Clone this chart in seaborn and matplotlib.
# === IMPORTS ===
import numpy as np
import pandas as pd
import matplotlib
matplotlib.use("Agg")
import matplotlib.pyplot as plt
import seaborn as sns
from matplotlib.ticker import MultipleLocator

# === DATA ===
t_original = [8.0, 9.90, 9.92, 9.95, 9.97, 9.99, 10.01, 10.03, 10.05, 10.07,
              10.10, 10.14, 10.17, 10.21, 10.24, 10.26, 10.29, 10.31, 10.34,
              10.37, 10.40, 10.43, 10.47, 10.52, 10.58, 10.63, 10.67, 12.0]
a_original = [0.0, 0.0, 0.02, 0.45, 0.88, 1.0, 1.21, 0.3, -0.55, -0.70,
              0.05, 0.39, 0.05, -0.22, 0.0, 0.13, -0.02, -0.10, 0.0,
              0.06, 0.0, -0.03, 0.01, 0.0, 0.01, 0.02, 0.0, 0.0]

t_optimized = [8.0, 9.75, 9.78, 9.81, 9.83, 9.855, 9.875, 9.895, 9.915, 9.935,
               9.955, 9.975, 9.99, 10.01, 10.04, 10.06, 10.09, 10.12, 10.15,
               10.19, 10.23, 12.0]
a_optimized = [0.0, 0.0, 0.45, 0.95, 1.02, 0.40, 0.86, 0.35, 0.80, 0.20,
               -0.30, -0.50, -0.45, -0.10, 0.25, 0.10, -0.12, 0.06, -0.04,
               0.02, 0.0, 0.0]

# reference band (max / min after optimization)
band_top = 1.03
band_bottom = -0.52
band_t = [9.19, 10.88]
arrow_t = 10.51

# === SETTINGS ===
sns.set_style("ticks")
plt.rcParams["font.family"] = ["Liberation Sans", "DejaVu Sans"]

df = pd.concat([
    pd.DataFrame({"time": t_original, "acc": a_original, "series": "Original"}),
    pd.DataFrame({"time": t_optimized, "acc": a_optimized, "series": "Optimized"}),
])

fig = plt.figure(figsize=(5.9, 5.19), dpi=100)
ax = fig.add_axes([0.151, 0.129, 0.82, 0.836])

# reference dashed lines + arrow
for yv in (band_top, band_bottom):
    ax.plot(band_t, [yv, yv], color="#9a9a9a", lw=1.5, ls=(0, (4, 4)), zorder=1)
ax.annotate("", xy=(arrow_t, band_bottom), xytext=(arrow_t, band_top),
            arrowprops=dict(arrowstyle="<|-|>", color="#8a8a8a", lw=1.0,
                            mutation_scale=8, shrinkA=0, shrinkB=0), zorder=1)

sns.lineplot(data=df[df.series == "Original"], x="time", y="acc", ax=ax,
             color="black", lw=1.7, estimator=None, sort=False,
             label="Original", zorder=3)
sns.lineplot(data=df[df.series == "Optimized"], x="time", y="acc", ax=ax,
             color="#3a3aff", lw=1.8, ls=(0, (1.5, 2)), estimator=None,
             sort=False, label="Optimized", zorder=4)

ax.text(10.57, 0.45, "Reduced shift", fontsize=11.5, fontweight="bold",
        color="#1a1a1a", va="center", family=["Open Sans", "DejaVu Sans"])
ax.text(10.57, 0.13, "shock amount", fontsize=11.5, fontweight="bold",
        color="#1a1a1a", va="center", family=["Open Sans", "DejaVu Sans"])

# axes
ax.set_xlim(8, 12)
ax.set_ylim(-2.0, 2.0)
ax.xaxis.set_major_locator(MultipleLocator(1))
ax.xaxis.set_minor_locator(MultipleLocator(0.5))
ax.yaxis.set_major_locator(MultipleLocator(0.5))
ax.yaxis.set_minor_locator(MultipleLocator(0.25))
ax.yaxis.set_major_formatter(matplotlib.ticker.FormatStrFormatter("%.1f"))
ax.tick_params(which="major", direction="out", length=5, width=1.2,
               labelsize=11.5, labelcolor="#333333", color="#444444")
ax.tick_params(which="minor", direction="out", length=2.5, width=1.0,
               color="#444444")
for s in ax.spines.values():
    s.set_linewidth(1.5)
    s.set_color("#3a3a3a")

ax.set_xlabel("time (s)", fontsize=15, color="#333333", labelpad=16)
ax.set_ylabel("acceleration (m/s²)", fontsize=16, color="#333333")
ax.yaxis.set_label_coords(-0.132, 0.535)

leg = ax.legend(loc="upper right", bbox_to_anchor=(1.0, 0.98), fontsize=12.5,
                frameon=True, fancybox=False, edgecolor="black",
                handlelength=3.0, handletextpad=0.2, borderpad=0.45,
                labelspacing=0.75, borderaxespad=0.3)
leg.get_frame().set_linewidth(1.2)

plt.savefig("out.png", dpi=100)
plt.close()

▶ **GOAL**:
Extract, from the listing above, every line where the string "seaborn" occurs.

▶ **PROBLEM SOLUTION**:
Clone this chart in seaborn and matplotlib.
import seaborn as sns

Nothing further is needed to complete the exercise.